[Stored entries]
########

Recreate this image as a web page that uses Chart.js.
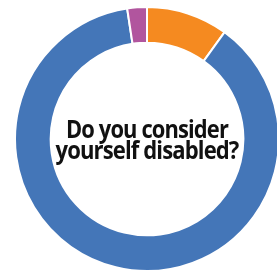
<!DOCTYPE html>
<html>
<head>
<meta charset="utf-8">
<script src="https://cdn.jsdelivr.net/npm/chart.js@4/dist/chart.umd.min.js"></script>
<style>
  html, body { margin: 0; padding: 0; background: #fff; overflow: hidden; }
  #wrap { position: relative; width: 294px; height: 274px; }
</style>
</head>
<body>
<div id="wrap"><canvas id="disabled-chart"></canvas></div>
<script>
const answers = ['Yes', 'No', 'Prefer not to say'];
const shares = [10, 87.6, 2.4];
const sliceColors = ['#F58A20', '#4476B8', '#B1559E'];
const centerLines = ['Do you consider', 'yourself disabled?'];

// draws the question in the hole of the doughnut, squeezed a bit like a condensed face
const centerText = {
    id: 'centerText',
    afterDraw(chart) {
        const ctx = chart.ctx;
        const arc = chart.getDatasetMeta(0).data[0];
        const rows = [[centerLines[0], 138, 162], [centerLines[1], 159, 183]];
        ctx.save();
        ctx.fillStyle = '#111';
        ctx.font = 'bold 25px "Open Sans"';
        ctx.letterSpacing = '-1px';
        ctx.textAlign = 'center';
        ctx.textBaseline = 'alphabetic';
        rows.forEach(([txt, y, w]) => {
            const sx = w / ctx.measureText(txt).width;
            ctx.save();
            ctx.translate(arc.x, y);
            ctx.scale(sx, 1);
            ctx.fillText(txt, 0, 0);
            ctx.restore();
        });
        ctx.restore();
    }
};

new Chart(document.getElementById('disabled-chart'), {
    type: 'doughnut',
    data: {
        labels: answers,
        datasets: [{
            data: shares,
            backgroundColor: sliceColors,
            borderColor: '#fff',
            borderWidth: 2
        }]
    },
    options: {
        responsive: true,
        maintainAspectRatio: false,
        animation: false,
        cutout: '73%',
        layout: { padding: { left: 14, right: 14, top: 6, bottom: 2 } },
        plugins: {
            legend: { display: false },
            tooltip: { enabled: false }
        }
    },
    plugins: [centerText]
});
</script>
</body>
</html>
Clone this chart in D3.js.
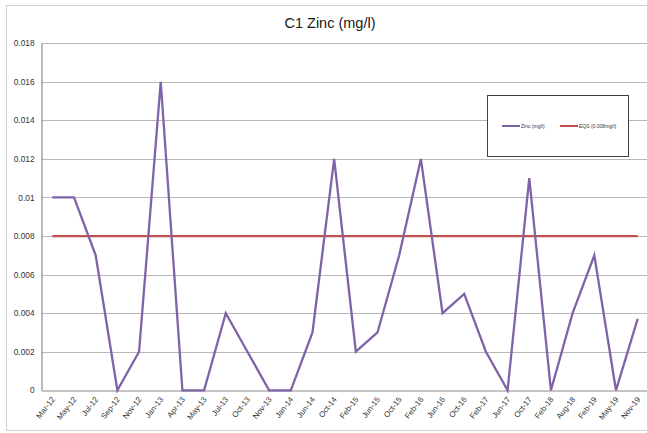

########

Without the pictures, return the entries exactly as they appear.

Recreate this image as a web page that uses Chart.js.
<!DOCTYPE html>
<html>
<head>
<meta charset="utf-8">
<script src="https://cdn.jsdelivr.net/npm/chart.js@4/dist/chart.umd.min.js"></script>
<style>
  html, body { margin: 0; padding: 0; background: #fff; overflow: hidden; }
  #wrap { position: relative; width: 294px; height: 274px; }
</style>
</head>
<body>
<div id="wrap"><canvas id="disabled-chart"></canvas></div>
<script>
const answers = ['Yes', 'No', 'Prefer not to say'];
const shares = [10, 87.6, 2.4];
const sliceColors = ['#F58A20', '#4476B8', '#B1559E'];
const centerLines = ['Do you consider', 'yourself disabled?'];

// draws the question in the hole of the doughnut, squeezed a bit like a condensed face
const centerText = {
    id: 'centerText',
    afterDraw(chart) {
        const ctx = chart.ctx;
        const arc = chart.getDatasetMeta(0).data[0];
        const rows = [[centerLines[0], 138, 162], [centerLines[1], 159, 183]];
        ctx.save();
        ctx.fillStyle = '#111';
        ctx.font = 'bold 25px "Open Sans"';
        ctx.letterSpacing = '-1px';
        ctx.textAlign = 'center';
        ctx.textBaseline = 'alphabetic';
        rows.forEach(([txt, y, w]) => {
            const sx = w / ctx.measureText(txt).width;
            ctx.save();
            ctx.translate(arc.x, y);
            ctx.scale(sx, 1);
            ctx.fillText(txt, 0, 0);
            ctx.restore();
        });
        ctx.restore();
    }
};

new Chart(document.getElementById('disabled-chart'), {
    type: 'doughnut',
    data: {
        labels: answers,
        datasets: [{
            data: shares,
            backgroundColor: sliceColors,
            borderColor: '#fff',
            borderWidth: 2
        }]
    },
    options: {
        responsive: true,
        maintainAspectRatio: false,
        animation: false,
        cutout: '73%',
        layout: { padding: { left: 14, right: 14, top: 6, bottom: 2 } },
        plugins: {
            legend: { display: false },
            tooltip: { enabled: false }
        }
    },
    plugins: [centerText]
});
</script>
</body>
</html>
Clone this chart in D3.js.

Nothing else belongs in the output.